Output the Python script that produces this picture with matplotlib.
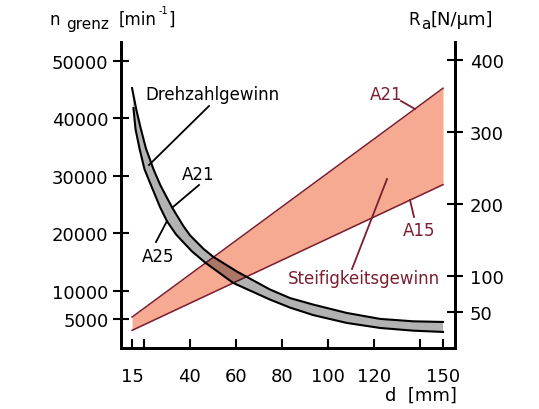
import matplotlib
matplotlib.use("Agg")
import matplotlib.pyplot as plt
from matplotlib.lines import Line2D

plt.rcParams["font.family"] = "DejaVu Sans"
plt.rcParams["mathtext.default"] = "regular"

# Drehzahlgrenze n_grenz [1/min] ueber Bohrungsdurchmesser d [mm]
d_a21 = [15, 16.8, 18.8, 21, 24.3, 27.4, 32.6, 37.3, 40.2, 46, 50.3, 60.5, 74.9,
         83.6, 93.7, 108.2, 122.7, 137.1, 150]
n_a21 = [45300, 41630, 38220, 34820, 31150, 28270, 24340, 21240, 19620, 17280, 15880,
         13330, 10190, 8700, 7560, 6110, 5070, 4650, 4540]
d_a25 = [15.6, 16.5, 18.3, 20.4, 23.6, 27.2, 30.2, 34.1, 40.9, 46.7, 59, 74.9,
         83.6, 93.7, 108.2, 122.7, 137.1, 150]
n_a25 = [41810, 38140, 34640, 31150, 28000, 24510, 22060, 19790, 16880, 14900, 11320,
         8440, 7040, 5730, 4370, 3490, 3020, 2800]

# Axialsteifigkeit R_a [N/um]
d_stiff = [15, 150]
r_a21 = [43, 361]
r_a15 = [24.5, 227]

x_ticks = [15, 20, 40, 60, 80, 100, 120, 140, 150]
x_labels = ["15", "", "40", "60", "80", "100", "120", "", "150"]
y_ticks = [5000, 10000, 20000, 30000, 40000, 50000]
r_ticks = [50, 100, 200, 300, 400]

dark_red = "#7a1e30"
salmon = "#f5aa91"
W, H = 539, 410
n_max = 53330
r_max = 425.2


def px(x, y):
    return x / W, 1 - y / H


fig = plt.figure(figsize=(W / 100, H / 100), dpi=100)
ax = fig.add_axes([121 / W, 61 / H, 334 / W, 306 / H])
ax2 = ax.twinx()

ax.set_xlim(10.2, 155.2)
ax.set_ylim(0, n_max)
ax2.set_ylim(0, r_max)

# Steifigkeitsband (rechte Achse)
ax2.fill_between(d_stiff, r_a15, r_a21, color=salmon, lw=0, zorder=1)
ax2.plot(d_stiff, r_a21, color=dark_red, lw=1.1, zorder=2)
ax2.plot(d_stiff, r_a15, color=dark_red, lw=1.1, zorder=2)

# Drehzahlband auf ax2 umgerechnet, damit es ueber dem Rot liegt
k = r_max / n_max
up = [v * k for v in n_a21]
lo = [v * k for v in n_a25]
ax2.fill(d_a21 + d_a25[::-1], up + lo[::-1], color="black", alpha=0.3, lw=0, zorder=3)
ax2.plot(d_a21, up, color="black", lw=1.5, zorder=4)
ax2.plot(d_a25, lo, color="black", lw=1.5, zorder=4)

for a in (ax, ax2):
    a.spines["top"].set_visible(False)
    for s in a.spines.values():
        s.set_linewidth(2.0)

ax.set_xticks(x_ticks)
ax.set_xticklabels(x_labels)
ax.set_yticks(y_ticks)
ax.set_yticklabels([str(v) for v in y_ticks])
ax2.set_yticks(r_ticks)
ax2.set_yticklabels([str(v) for v in r_ticks])

ax.tick_params(axis="x", direction="in", length=6.5, width=1.5, pad=13.5, labelsize=13)
ax.tick_params(axis="y", direction="inout", length=11, width=1.5, pad=3.5, labelsize=13)
ax2.tick_params(axis="y", direction="inout", length=11, width=1.5, pad=5, labelsize=13)

# Achsbeschriftungen
fig.text(*px(50, 25), "n", fontsize=12, va="baseline")
fig.text(*px(66, 29), "grenz", fontsize=11, va="baseline")
fig.text(*px(119, 25), "[min", fontsize=12, va="baseline")
fig.text(*px(159, 14), "-1", fontsize=7, va="baseline")
fig.text(*px(168, 25), "]", fontsize=12, va="baseline")

fig.text(*px(408, 25), "R", fontsize=12, va="baseline")
fig.text(*px(421, 29), "a", fontsize=11, va="baseline")
fig.text(*px(430, 25), "[N/\u00b5m]", fontsize=13, va="baseline")

fig.text(*px(457, 401), "d  [mm]", fontsize=13, va="baseline", ha="right")

# Beschriftungen mit Hinweislinien
fig.text(*px(145, 100), "Drehzahlgewinn", fontsize=12, va="baseline")
fig.text(*px(182, 180), "A21", fontsize=12, va="baseline")
fig.text(*px(142, 262), "A25", fontsize=12, va="baseline")
fig.text(*px(370, 100), "A21", fontsize=12, va="baseline", color=dark_red)
fig.text(*px(403, 236), "A15", fontsize=12, va="baseline", color=dark_red)
fig.text(*px(288, 284), "Steifigkeitsgewinn", fontsize=12, va="baseline", color=dark_red)

leaders = [
    ((209, 107), (149, 166), "black"),
    ((199, 186), (173, 208), "black"),
    ((156, 243), (167, 222), "black"),
    ((401, 102), (415, 110), dark_red),
    ((414, 218), (410, 201), dark_red),
    ((352, 270), (387, 180), dark_red),
]
for p0, p1, c in leaders:
    x0, y0 = px(*p0)
    x1, y1 = px(*p1)
    fig.add_artist(Line2D([x0, x1], [y0, y1], color=c, lw=1.3))

fig.savefig("out.png", dpi=100)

----------------------------------------

TASK TO CARRY OUT >> Repeat the material verbatim. Do not carry over any picture.

WRITTEN RESPONSE >>
Output the Python script that produces this picture with matplotlib.
import matplotlib
matplotlib.use("Agg")
import matplotlib.pyplot as plt
from matplotlib.lines import Line2D

plt.rcParams["font.family"] = "DejaVu Sans"
plt.rcParams["mathtext.default"] = "regular"

# Drehzahlgrenze n_grenz [1/min] ueber Bohrungsdurchmesser d [mm]
d_a21 = [15, 16.8, 18.8, 21, 24.3, 27.4, 32.6, 37.3, 40.2, 46, 50.3, 60.5, 74.9,
         83.6, 93.7, 108.2, 122.7, 137.1, 150]
n_a21 = [45300, 41630, 38220, 34820, 31150, 28270, 24340, 21240, 19620, 17280, 15880,
         13330, 10190, 8700, 7560, 6110, 5070, 4650, 4540]
d_a25 = [15.6, 16.5, 18.3, 20.4, 23.6, 27.2, 30.2, 34.1, 40.9, 46.7, 59, 74.9,
         83.6, 93.7, 108.2, 122.7, 137.1, 150]
n_a25 = [41810, 38140, 34640, 31150, 28000, 24510, 22060, 19790, 16880, 14900, 11320,
         8440, 7040, 5730, 4370, 3490, 3020, 2800]

# Axialsteifigkeit R_a [N/um]
d_stiff = [15, 150]
r_a21 = [43, 361]
r_a15 = [24.5, 227]

x_ticks = [15, 20, 40, 60, 80, 100, 120, 140, 150]
x_labels = ["15", "", "40", "60", "80", "100", "120", "", "150"]
y_ticks = [5000, 10000, 20000, 30000, 40000, 50000]
r_ticks = [50, 100, 200, 300, 400]

dark_red = "#7a1e30"
salmon = "#f5aa91"
W, H = 539, 410
n_max = 53330
r_max = 425.2


def px(x, y):
    return x / W, 1 - y / H


fig = plt.figure(figsize=(W / 100, H / 100), dpi=100)
ax = fig.add_axes([121 / W, 61 / H, 334 / W, 306 / H])
ax2 = ax.twinx()

ax.set_xlim(10.2, 155.2)
ax.set_ylim(0, n_max)
ax2.set_ylim(0, r_max)

# Steifigkeitsband (rechte Achse)
ax2.fill_between(d_stiff, r_a15, r_a21, color=salmon, lw=0, zorder=1)
ax2.plot(d_stiff, r_a21, color=dark_red, lw=1.1, zorder=2)
ax2.plot(d_stiff, r_a15, color=dark_red, lw=1.1, zorder=2)

# Drehzahlband auf ax2 umgerechnet, damit es ueber dem Rot liegt
k = r_max / n_max
up = [v * k for v in n_a21]
lo = [v * k for v in n_a25]
ax2.fill(d_a21 + d_a25[::-1], up + lo[::-1], color="black", alpha=0.3, lw=0, zorder=3)
ax2.plot(d_a21, up, color="black", lw=1.5, zorder=4)
ax2.plot(d_a25, lo, color="black", lw=1.5, zorder=4)

for a in (ax, ax2):
    a.spines["top"].set_visible(False)
    for s in a.spines.values():
        s.set_linewidth(2.0)

ax.set_xticks(x_ticks)
ax.set_xticklabels(x_labels)
ax.set_yticks(y_ticks)
ax.set_yticklabels([str(v) for v in y_ticks])
ax2.set_yticks(r_ticks)
ax2.set_yticklabels([str(v) for v in r_ticks])

ax.tick_params(axis="x", direction="in", length=6.5, width=1.5, pad=13.5, labelsize=13)
ax.tick_params(axis="y", direction="inout", length=11, width=1.5, pad=3.5, labelsize=13)
ax2.tick_params(axis="y", direction="inout", length=11, width=1.5, pad=5, labelsize=13)

# Achsbeschriftungen
fig.text(*px(50, 25), "n", fontsize=12, va="baseline")
fig.text(*px(66, 29), "grenz", fontsize=11, va="baseline")
fig.text(*px(119, 25), "[min", fontsize=12, va="baseline")
fig.text(*px(159, 14), "-1", fontsize=7, va="baseline")
fig.text(*px(168, 25), "]", fontsize=12, va="baseline")

fig.text(*px(408, 25), "R", fontsize=12, va="baseline")
fig.text(*px(421, 29), "a", fontsize=11, va="baseline")
fig.text(*px(430, 25), "[N/\u00b5m]", fontsize=13, va="baseline")

fig.text(*px(457, 401), "d  [mm]", fontsize=13, va="baseline", ha="right")

# Beschriftungen mit Hinweislinien
fig.text(*px(145, 100), "Drehzahlgewinn", fontsize=12, va="baseline")
fig.text(*px(182, 180), "A21", fontsize=12, va="baseline")
fig.text(*px(142, 262), "A25", fontsize=12, va="baseline")
fig.text(*px(370, 100), "A21", fontsize=12, va="baseline", color=dark_red)
fig.text(*px(403, 236), "A15", fontsize=12, va="baseline", color=dark_red)
fig.text(*px(288, 284), "Steifigkeitsgewinn", fontsize=12, va="baseline", color=dark_red)

leaders = [
    ((209, 107), (149, 166), "black"),
    ((199, 186), (173, 208), "black"),
    ((156, 243), (167, 222), "black"),
    ((401, 102), (415, 110), dark_red),
    ((414, 218), (410, 201), dark_red),
    ((352, 270), (387, 180), dark_red),
]
for p0, p1, c in leaders:
    x0, y0 = px(*p0)
    x1, y1 = px(*p1)
    fig.add_artist(Line2D([x0, x1], [y0, y1], color=c, lw=1.3))

fig.savefig("out.png", dpi=100)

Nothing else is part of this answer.